(SUPPLIED DATA)
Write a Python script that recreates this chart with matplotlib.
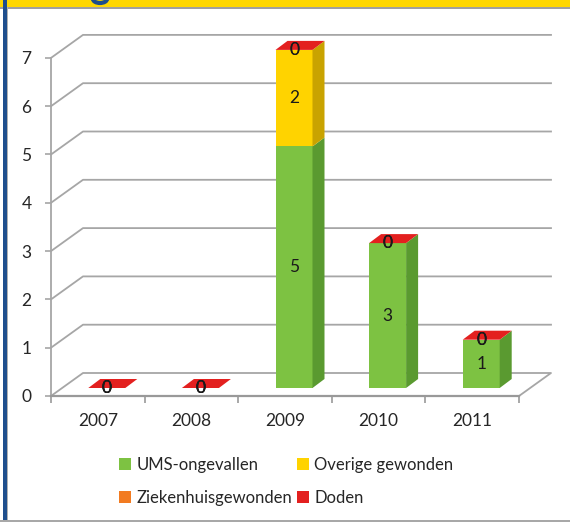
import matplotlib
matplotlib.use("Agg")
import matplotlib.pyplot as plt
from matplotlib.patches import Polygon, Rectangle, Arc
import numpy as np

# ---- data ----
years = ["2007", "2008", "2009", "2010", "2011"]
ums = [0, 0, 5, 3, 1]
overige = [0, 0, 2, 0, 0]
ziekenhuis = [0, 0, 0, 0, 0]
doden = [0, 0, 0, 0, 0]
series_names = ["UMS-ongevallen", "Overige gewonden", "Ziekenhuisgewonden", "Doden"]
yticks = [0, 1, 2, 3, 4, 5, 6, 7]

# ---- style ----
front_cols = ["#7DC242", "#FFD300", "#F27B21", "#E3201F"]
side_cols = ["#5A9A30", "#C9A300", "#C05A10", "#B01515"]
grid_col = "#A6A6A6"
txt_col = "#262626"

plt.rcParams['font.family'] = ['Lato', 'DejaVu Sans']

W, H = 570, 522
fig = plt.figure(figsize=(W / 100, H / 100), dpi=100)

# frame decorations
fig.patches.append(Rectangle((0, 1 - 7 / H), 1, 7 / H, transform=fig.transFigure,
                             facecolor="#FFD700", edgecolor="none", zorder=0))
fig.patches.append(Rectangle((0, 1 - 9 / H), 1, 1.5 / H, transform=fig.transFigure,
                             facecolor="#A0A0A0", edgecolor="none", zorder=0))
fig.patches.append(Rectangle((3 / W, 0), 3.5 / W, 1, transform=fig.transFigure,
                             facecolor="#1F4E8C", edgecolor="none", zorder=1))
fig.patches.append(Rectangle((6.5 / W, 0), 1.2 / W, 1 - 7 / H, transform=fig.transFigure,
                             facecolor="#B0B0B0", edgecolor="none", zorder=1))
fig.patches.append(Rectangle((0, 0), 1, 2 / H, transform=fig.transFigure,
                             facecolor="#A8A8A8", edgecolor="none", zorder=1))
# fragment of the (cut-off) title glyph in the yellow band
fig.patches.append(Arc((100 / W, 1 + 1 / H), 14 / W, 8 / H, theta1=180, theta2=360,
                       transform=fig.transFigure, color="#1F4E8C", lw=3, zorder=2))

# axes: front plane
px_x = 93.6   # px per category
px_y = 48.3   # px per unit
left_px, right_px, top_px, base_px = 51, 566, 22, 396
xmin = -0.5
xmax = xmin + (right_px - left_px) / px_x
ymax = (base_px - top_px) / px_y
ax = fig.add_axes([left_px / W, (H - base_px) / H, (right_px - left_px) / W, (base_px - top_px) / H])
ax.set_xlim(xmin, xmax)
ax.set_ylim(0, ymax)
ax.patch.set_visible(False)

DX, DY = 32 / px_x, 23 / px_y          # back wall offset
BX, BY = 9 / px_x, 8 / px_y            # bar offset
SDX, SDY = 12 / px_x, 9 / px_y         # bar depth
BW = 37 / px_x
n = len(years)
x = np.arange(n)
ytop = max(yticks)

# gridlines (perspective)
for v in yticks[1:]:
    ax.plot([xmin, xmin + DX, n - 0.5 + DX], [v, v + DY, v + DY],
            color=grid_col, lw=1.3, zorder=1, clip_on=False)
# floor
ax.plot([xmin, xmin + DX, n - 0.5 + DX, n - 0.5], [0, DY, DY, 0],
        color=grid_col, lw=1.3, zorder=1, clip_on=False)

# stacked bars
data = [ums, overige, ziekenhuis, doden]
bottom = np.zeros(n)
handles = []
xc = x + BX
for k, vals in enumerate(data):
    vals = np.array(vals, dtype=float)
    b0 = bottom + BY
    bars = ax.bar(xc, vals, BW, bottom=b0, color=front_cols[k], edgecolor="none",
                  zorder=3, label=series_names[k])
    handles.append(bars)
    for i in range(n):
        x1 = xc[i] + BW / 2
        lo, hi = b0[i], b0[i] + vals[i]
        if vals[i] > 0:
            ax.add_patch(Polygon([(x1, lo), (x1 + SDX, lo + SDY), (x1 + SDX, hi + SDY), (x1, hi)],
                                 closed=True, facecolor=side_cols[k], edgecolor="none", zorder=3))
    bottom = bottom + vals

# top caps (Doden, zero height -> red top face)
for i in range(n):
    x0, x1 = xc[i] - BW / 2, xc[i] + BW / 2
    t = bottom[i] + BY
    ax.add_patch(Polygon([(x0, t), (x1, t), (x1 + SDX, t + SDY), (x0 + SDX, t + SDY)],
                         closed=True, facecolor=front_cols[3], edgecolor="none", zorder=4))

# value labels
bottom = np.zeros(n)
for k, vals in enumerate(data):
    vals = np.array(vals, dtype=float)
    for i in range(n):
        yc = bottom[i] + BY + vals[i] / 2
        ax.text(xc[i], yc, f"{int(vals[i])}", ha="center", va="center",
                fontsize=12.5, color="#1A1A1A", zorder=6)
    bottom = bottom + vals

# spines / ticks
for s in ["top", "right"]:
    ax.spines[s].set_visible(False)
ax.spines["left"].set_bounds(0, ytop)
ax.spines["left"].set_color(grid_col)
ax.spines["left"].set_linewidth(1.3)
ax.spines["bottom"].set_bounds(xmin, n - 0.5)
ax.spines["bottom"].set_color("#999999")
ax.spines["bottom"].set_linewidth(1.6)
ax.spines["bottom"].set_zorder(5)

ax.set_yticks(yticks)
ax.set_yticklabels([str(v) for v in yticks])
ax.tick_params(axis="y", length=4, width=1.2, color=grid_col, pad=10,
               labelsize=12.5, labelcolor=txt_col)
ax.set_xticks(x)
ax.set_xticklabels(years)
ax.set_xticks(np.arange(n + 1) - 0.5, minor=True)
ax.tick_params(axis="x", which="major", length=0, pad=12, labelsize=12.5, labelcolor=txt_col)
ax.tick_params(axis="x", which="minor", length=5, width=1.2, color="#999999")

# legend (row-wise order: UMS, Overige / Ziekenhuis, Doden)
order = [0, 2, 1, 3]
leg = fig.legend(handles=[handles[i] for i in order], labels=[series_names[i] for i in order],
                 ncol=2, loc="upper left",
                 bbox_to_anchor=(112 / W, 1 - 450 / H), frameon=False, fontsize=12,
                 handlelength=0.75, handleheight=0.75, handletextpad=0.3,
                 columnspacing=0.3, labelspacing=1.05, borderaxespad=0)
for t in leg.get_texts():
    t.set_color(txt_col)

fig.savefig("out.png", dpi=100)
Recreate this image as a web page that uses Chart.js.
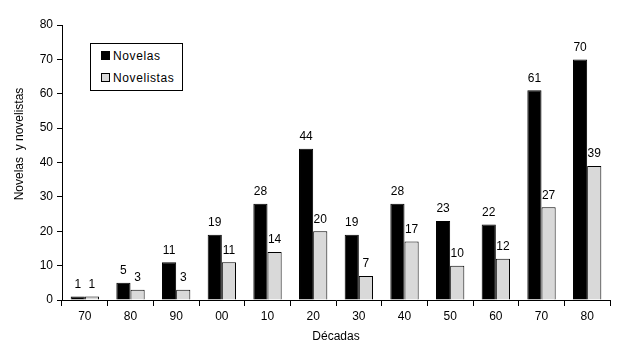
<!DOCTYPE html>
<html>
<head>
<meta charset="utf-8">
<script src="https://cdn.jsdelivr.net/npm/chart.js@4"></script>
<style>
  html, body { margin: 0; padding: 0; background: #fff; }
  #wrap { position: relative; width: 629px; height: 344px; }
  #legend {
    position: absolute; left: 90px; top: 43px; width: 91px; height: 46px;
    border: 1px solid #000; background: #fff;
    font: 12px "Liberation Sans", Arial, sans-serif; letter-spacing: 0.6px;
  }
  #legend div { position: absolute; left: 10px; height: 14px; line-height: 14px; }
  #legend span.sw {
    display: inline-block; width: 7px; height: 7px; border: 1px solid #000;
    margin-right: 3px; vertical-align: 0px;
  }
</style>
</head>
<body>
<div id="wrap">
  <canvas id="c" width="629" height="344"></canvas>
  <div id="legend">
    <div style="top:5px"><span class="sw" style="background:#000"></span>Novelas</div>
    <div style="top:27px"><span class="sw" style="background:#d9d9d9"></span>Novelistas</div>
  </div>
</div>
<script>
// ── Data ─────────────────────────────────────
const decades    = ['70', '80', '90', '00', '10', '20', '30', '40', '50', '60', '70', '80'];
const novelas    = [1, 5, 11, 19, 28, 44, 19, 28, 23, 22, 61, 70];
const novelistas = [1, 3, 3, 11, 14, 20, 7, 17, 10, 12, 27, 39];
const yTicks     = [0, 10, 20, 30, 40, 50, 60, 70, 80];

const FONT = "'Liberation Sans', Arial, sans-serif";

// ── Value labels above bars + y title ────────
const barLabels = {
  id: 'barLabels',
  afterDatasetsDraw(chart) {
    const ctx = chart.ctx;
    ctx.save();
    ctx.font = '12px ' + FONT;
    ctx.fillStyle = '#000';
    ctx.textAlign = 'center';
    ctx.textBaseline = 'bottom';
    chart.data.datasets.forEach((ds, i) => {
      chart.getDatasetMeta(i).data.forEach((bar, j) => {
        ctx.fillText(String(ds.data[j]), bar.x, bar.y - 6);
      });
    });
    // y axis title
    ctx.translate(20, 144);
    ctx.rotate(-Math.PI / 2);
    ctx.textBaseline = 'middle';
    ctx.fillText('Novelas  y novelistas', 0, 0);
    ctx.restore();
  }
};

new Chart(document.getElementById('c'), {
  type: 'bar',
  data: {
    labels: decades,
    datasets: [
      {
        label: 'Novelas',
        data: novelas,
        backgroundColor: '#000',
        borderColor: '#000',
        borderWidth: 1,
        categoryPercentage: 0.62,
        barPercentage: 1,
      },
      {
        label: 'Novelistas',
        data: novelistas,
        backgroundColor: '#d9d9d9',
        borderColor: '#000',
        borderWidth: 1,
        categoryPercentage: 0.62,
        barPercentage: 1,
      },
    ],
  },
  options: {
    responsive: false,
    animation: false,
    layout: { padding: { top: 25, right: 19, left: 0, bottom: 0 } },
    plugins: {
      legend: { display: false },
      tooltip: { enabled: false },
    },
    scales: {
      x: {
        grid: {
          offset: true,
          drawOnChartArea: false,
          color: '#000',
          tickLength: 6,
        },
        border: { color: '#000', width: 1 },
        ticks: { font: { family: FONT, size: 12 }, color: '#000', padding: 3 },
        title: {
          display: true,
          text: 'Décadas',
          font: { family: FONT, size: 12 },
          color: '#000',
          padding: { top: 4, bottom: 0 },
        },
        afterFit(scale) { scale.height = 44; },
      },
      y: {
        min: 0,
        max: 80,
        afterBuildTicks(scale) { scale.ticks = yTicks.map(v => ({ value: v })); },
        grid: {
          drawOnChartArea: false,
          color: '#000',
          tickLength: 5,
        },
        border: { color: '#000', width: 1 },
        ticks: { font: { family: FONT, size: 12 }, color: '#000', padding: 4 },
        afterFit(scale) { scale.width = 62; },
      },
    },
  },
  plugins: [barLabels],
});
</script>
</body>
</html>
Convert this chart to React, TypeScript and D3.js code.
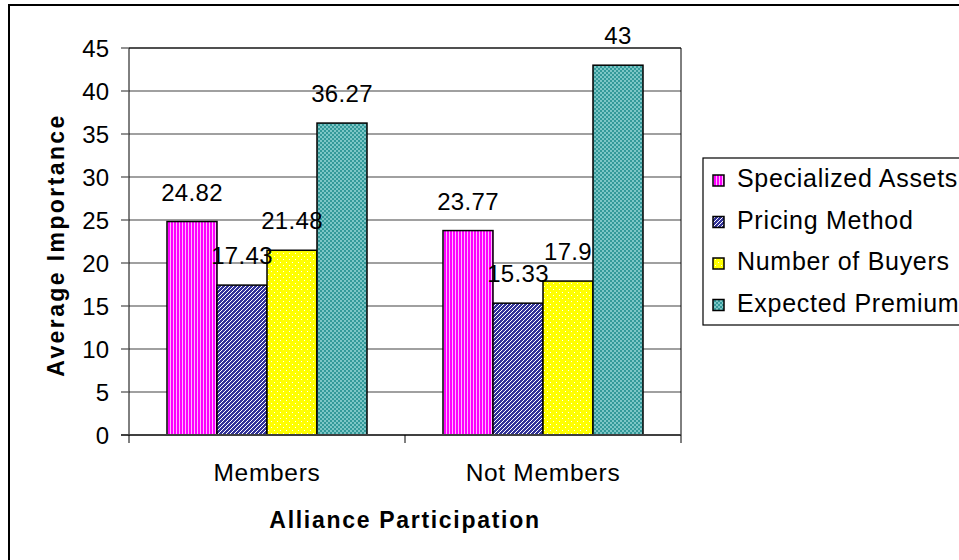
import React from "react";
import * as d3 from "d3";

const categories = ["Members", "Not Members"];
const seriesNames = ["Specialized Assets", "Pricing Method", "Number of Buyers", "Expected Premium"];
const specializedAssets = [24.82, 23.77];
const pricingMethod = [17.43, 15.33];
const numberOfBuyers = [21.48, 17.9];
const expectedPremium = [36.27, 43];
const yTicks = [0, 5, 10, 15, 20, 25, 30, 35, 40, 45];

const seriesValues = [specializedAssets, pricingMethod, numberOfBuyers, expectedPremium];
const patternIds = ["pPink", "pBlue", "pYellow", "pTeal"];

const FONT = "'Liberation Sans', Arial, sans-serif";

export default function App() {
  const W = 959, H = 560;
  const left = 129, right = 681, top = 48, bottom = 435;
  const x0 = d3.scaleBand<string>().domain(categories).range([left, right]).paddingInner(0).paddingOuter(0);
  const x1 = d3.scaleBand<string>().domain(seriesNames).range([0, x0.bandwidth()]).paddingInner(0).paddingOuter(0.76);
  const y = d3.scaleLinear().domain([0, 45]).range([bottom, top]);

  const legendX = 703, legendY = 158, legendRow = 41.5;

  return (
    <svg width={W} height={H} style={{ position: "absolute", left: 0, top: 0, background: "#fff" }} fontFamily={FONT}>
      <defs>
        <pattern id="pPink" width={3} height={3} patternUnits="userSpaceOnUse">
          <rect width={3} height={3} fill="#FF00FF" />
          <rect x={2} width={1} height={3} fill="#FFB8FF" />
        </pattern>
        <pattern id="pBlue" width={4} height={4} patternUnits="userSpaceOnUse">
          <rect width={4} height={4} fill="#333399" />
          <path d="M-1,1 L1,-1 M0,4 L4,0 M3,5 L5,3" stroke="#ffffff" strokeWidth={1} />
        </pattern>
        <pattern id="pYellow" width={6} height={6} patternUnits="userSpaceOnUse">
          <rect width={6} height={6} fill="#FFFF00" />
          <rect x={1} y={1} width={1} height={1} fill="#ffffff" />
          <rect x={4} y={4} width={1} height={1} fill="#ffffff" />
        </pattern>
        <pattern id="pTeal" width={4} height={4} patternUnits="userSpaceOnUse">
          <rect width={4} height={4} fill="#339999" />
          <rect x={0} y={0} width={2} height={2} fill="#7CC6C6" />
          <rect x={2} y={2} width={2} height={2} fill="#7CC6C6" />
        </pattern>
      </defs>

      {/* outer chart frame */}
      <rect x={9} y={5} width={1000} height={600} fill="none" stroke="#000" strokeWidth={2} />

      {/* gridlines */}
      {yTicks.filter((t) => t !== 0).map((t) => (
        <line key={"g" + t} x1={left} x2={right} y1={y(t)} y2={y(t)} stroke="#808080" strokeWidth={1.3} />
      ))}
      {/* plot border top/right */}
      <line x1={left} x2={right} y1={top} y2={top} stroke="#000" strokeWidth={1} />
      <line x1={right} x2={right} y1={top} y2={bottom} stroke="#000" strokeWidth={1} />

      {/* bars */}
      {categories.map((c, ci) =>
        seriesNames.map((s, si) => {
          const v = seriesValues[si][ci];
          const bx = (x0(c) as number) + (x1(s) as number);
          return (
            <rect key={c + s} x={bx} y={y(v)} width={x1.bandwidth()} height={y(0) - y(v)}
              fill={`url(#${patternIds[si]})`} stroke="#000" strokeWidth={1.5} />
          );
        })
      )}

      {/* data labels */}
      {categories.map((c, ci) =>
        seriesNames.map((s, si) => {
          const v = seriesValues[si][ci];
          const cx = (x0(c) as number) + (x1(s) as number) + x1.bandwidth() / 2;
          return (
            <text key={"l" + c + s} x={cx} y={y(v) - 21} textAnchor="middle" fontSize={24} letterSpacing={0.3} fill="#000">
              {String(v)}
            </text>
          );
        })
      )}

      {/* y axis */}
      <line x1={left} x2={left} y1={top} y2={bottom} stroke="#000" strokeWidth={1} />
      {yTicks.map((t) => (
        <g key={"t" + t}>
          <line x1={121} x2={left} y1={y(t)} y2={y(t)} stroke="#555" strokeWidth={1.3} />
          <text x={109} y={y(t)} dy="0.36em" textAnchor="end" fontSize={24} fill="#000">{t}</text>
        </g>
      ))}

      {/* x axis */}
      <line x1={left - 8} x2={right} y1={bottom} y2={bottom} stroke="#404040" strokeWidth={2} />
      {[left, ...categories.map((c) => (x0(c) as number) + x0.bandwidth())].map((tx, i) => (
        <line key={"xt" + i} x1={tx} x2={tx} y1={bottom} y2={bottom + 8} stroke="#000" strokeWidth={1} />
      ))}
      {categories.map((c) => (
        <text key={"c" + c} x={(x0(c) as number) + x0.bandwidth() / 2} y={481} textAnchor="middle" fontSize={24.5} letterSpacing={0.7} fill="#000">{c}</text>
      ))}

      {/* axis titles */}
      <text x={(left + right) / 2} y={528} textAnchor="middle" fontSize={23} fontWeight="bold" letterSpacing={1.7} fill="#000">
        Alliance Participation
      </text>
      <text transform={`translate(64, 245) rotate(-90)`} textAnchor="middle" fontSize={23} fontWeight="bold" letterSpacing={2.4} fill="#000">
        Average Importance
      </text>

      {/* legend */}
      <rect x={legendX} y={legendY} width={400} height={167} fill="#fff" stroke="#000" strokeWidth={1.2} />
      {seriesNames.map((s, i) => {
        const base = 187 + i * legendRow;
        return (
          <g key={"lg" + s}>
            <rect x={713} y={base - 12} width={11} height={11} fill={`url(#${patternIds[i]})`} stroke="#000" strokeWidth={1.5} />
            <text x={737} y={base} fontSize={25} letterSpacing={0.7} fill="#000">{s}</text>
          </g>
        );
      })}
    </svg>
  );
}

(GIVEN EXERCISE) Copy nothing but the lines from the top of the material through the line holding "import numpy as np", exactly as written; omit pictures.

(PROBLEM SOLUTION)
Write a Python script that recreates this chart with matplotlib.
import matplotlib
matplotlib.use("Agg")
import matplotlib.pyplot as plt
from matplotlib.patches import Polygon, Rectangle, Arc
import numpy as np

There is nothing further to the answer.